Passion Driven Statistics: Data and Code Books
Last Friday, we completed the codebook activity. It starts with a simple idea. Here is what I learned.
I was fascinated with what I learned this past week about the beauty of the keep it simple principle. It's easy to forget. The PDS program starts with students reviewing a PDF codebook before beginning the project. Here are the steps:
Review the AddHealth codebook topic descriptions to help students pick two topics they are curious about.
Move from the topic descriptions to actual survey questions asked about the topic.
Choose only two variables—one from each topic and brainstorm questions about how the variables might be related.
That's it. It sounds easy, but it isn't for introductory statistics students. Here are the things I learned.
Several students stopped with the descriptions only instead of choosing survey questions to develop their questions. Many found their interpretations of the descriptions differed significantly from the survey questions.
We, as teachers, use the term variable all the time, but many students don't understand what the word means. It seems best to describe it simply as facts and figures illustrating their world. One book goes so far as to replace the term variables with "features of the world." I had never heard of variables described this way, but my colleague, Dr. Cora Wigger, recently pointed me to a text that does. In sum, the description seems to stick.
When students think of a research question, they want to collect many features of the world immediately. Focusing on two the entire semester is a promising way to prevent students from going down rabbit holes instead of focusing on the specific question.

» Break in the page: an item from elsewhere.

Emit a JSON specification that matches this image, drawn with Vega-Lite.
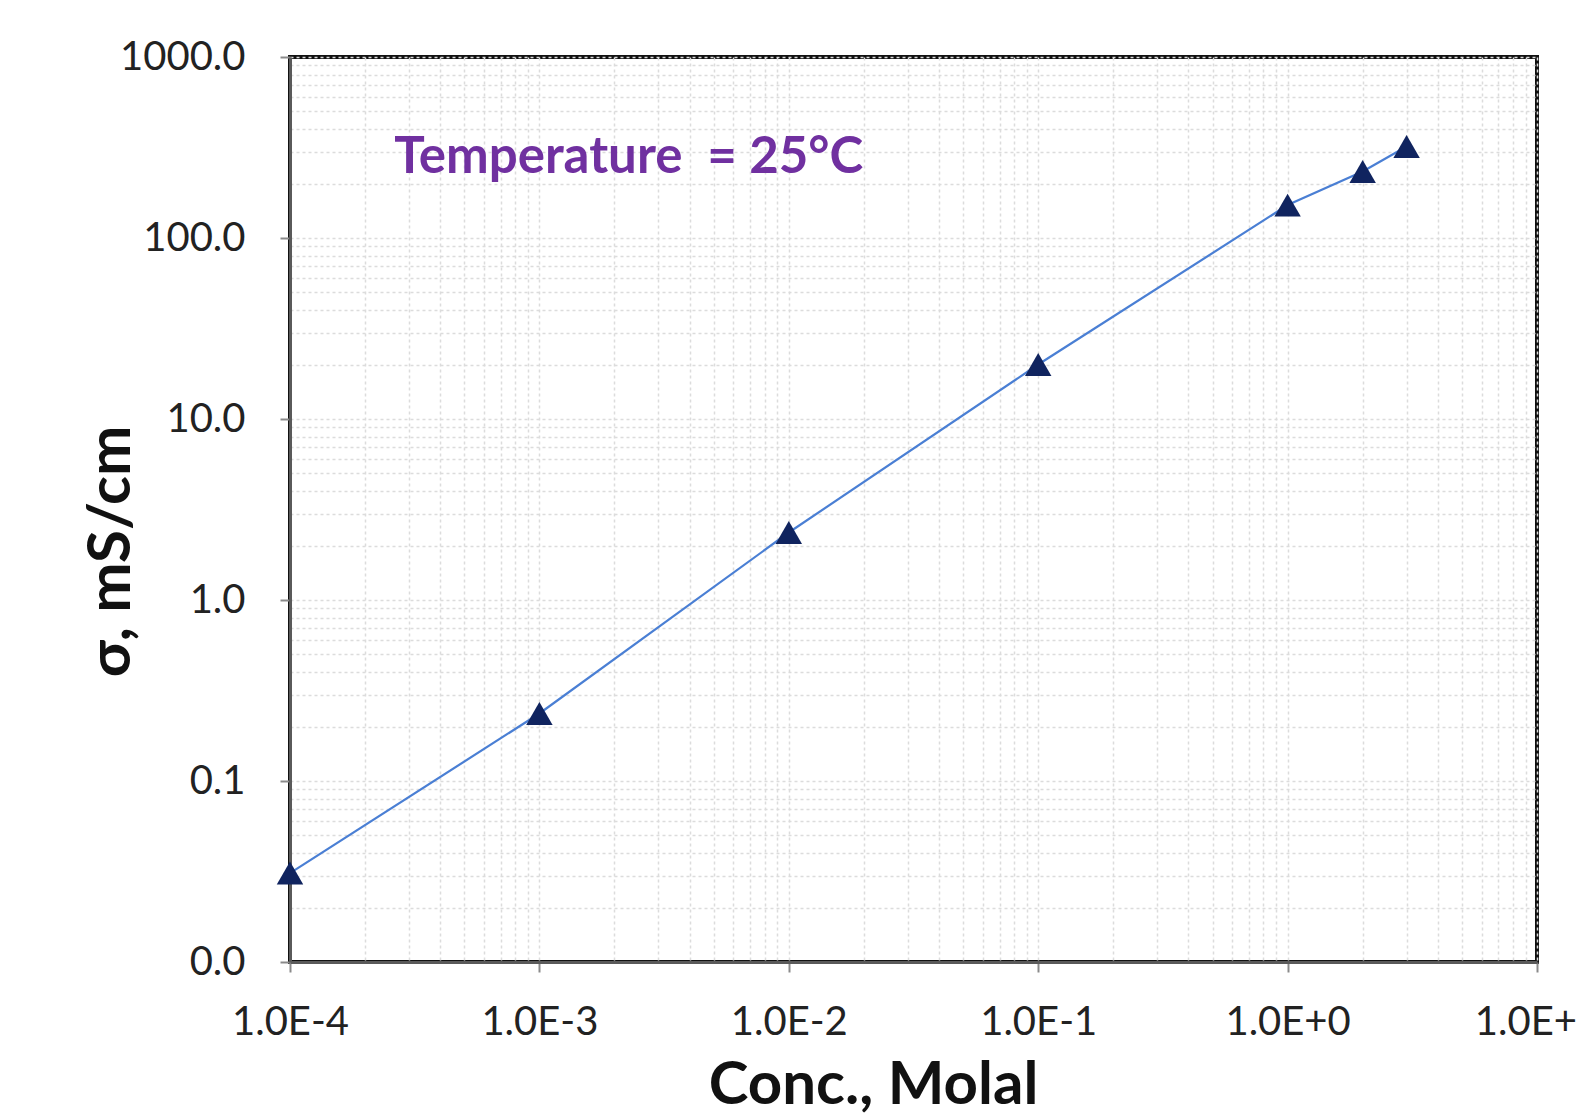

I am cautiously optimistic that the Python implementation will work. We started very small by downloading the Anaconda Distribution, showing them how to use the Spyder IDE, and writing code to access the Panda library and import the data set. It only requires two lines of code, but it is very satisfying for many students, especially those who don't believe they can code.
import pandas as pd
df = pd.read_csv('file_path.csv')
Note, I didn't have them pull their two variable just yet as students were having trouble understanding the difference between the codebook's description and the short abbreviation of the variable. We are working on that with a basic print command and frequency table this Friday.
Next week, I'll share and reflect on what I learned.
References:
Bueno de Mesquita, E., & Fowler, A. (2021). Thinking clearly with data: A guide to quantitative reasoning and analysis. Princeton University Press.